The rest of the time, though, "Attack of the Clones" leaves us constantly hoping that with the next scene, something exciting will actually happen. The story is chopped up into dozens of tiny, episodic bits; they're supposed to move the action along rapidly, but they only serve to make the movie feel like an elongated cheapie toy train with too many cars for its weak engine to pull.
What's more, Lucas has never met a stereotype he didn't like. Jar Jar Binks, his dreads dangling and his patois pattering, makes a few brief appearances. (For what it's worth, the preview audience I saw the movie with hissed when he came on-screen and cheered when he left.) We also get another chance to see the crooked moneylender we first met in "The Phantom Menace," the guy with the insect wings and the big, hooked nose. This time, he has apparently sold Anakin's mother down the river. But we know he's not supposed to look Jewish or anything because, as everybody knows, Jews don't have wings.
Scene after scene, "Attack of the Clones" looks, sounds and smells bad. Portman and Christensen (the first of whom is incredibly talented, and the second of whom at least had a fighting chance in "Life as a House") bumble about awkwardly, trampling over their own and one another's clumsy lines. (Portman's outfits are a consistent disappointment: Whose idea was it to put her in that chintzy Courrèges-by-way-of-Target stretch outfit for the climactic escape scene?)
"Attack of the Clones" is the ultimate betrayal of the two high points in the "Star Wars" series: It's such a far cry from the giddy, Saturday-afternoon feel of the first "Star Wars," and from Irvin Kershner's somber, completely enveloping "The Empire Strikes Back," that it hardly deserves to be mentioned in the same breath.

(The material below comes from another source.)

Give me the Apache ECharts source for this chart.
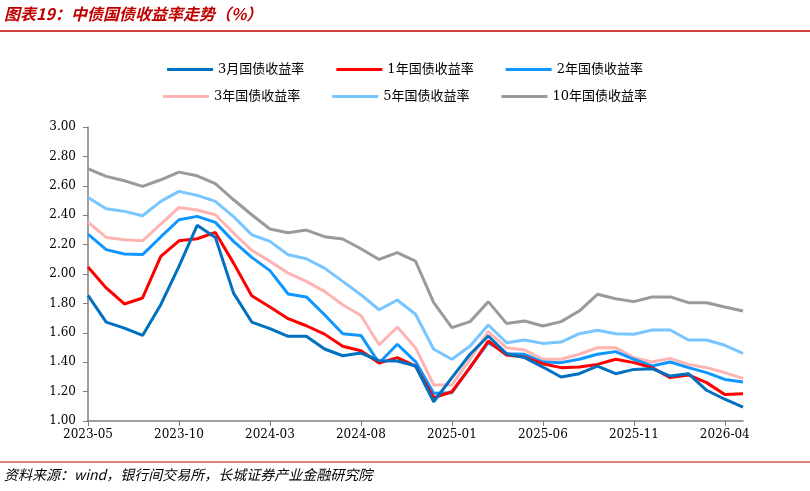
<!DOCTYPE html>
<html><head><meta charset="utf-8">
<script src="https://cdn.jsdelivr.net/npm/echarts@6/dist/echarts.min.js"></script>
<style>html,body{margin:0;padding:0;background:#fff}#c{width:810px;height:491px}</style>
</head><body><div id="c"></div>
<script>
const tickLabels=['2023-05','2023-10','2024-03','2024-08','2025-01','2025-06','2025-11','2026-04'];
const names=['3月国债收益率','1年国债收益率','2年国债收益率','3年国债收益率','5年国债收益率','10年国债收益率'];
const colors=['#0070c0','#ff0000','#0f97ff','#ffb4b4','#79c5ff','#9a9a9a'];
const m3=[1.854,1.673,1.632,1.582,1.791,2.052,2.331,2.249,1.870,1.673,1.628,1.576,1.576,1.490,1.444,1.462,1.410,
1.408,1.374,1.131,1.295,1.454,1.578,1.458,1.431,1.367,1.299,1.322,1.374,1.322,1.351,1.356,1.306,1.322,1.209,1.148,1.095];
const y1=[2.047,1.905,1.796,1.837,2.120,2.226,2.240,2.283,2.074,1.852,1.775,1.696,1.648,1.591,1.508,1.478,1.394,
1.431,1.374,1.158,1.199,1.363,1.544,1.449,1.435,1.390,1.363,1.367,1.385,1.420,1.397,1.363,1.295,1.313,1.261,1.181,1.186];
const y2=[2.272,2.166,2.136,2.132,2.252,2.369,2.392,2.351,2.222,2.113,2.023,1.864,1.844,1.723,1.594,1.582,1.394,
1.522,1.404,1.188,1.193,1.367,1.533,1.458,1.454,1.401,1.397,1.420,1.454,1.472,1.420,1.374,1.401,1.363,1.329,1.283,1.265];
const y3=[2.353,2.249,2.233,2.226,2.340,2.453,2.435,2.403,2.279,2.161,2.086,2.006,1.950,1.882,1.791,1.718,1.519,
1.639,1.499,1.245,1.245,1.420,1.608,1.499,1.483,1.420,1.420,1.454,1.499,1.499,1.431,1.401,1.426,1.385,1.363,1.329,1.290];
const y5=[2.521,2.444,2.426,2.396,2.494,2.562,2.535,2.494,2.390,2.267,2.222,2.131,2.104,2.040,1.950,1.859,1.757,
1.823,1.726,1.488,1.420,1.510,1.653,1.533,1.551,1.528,1.537,1.594,1.617,1.594,1.590,1.619,1.619,1.551,1.551,1.515,1.460];
const y10=[2.716,2.664,2.634,2.596,2.641,2.693,2.668,2.614,2.505,2.403,2.306,2.281,2.299,2.254,2.238,2.172,2.099,
2.145,2.088,1.805,1.635,1.676,1.812,1.664,1.680,1.646,1.676,1.748,1.862,1.832,1.812,1.844,1.844,1.805,1.805,1.776,1.748];
const all=[m3,y1,y2,y3,y5,y10];
const chart=echarts.init(document.getElementById('c'));
const serif='"DejaVu Serif","Liberation Serif","Noto Sans CJK SC",serif';
const legendBase={itemWidth:46,itemHeight:3,itemGap:32,textStyle:{fontFamily:serif,fontSize:13,color:'#000'},icon:'rect'};
chart.setOption({
  animation:false,
  grid:{left:88,right:67,top:127,bottom:70},
  legend:[Object.assign({top:58,left:'center',data:names.slice(0,3)},legendBase),
          Object.assign({top:85,left:'center',data:names.slice(3)},legendBase)],
  xAxis:{type:'value',min:0,max:36,interval:5,splitLine:{show:false},
    axisLine:{lineStyle:{color:'#7f7f7f',width:1.5}},axisTick:{show:true,length:5,lineStyle:{color:'#7f7f7f'}},
    axisLabel:{showMaxLabel:false,color:'#000',fontFamily:serif,fontSize:12,margin:8,formatter:v=>tickLabels[Math.round(v/5)]||''}},
  yAxis:{type:'value',min:1,max:3,interval:0.2,splitLine:{show:false},
    axisLine:{show:true,lineStyle:{color:'#7f7f7f',width:1.5}},axisTick:{show:true,length:5,lineStyle:{color:'#7f7f7f'}},
    axisLabel:{color:'#000',fontFamily:serif,fontSize:12,margin:12,formatter:v=>v.toFixed(2)}},
  series:all.map((d,i)=>({name:names[i],type:'line',symbol:'none',z:10-i,
    lineStyle:{width:3,color:colors[i]},itemStyle:{color:colors[i]},
    data:d.map((v,j)=>[j,v])})).reverse(),
  graphic:[
    {type:'text',left:4,top:6,style:{text:'图表19：中债国债收益率走势（%）',fill:'#c00000',font:'italic bold 16px "Noto Sans CJK SC"'}},
    {type:'line',shape:{x1:0,y1:31,x2:810,y2:31},style:{stroke:'#c00000',lineWidth:1.5}},
    {type:'line',shape:{x1:0,y1:462,x2:810,y2:462},style:{stroke:'#c00000',lineWidth:1}},
    {type:'text',left:4,top:468,style:{text:'资料来源：wind，银行间交易所，长城证券产业金融研究院',fill:'#000',font:'italic 14px "Noto Sans CJK SC"'}}
  ]
});
</script></body></html>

What no one wants to admit is that modern fantasies like TV's "Buffy the Vampire Slayer" and J.K. Rowling's Harry Potter books have rendered the ever-more-convoluted machinations of the "Star Wars" franchise irrelevant. (I'd also argue that the first installment of Peter Jackson's "Lord of the Rings" series stole the thunder of "Attack of the Clones" months in advance.) Both "Buffy" and the Harry Potter books relate directly to real life, instead of taking place in a sterile, self-contained universe. Both have done a much better job than the "Star Wars" series of creating a rich and complex mythology and, most important of all, they've given us characters we genuinely want to care about.
Lucas, on the other hand, has created an imaginary universe that pretends to fuel our imaginations even as it seals them off: He doesn't want our imaginations to soar, because then they will no longer be in his power. That's why every plot detail in "Attack of the Clones" is so neatly planned out and controlled. This is a fantasy with no poetry in it.
Which explains why barely a frame of it stuck with me after I left the theater. For some moviegoers, the two-hours-plus of "Attack of the Clones" may qualify as fun. But what I loved best about it was running, almost literally, from the theater afterward: I can't remember ever feeling so glad that a movie was finally over. Lucas may have held my imagination hostage for two hours, but reclaiming it afterward wasn't hard at all. The Force is always with us. It lives, even when George Lucas tries to bludgeon it to death.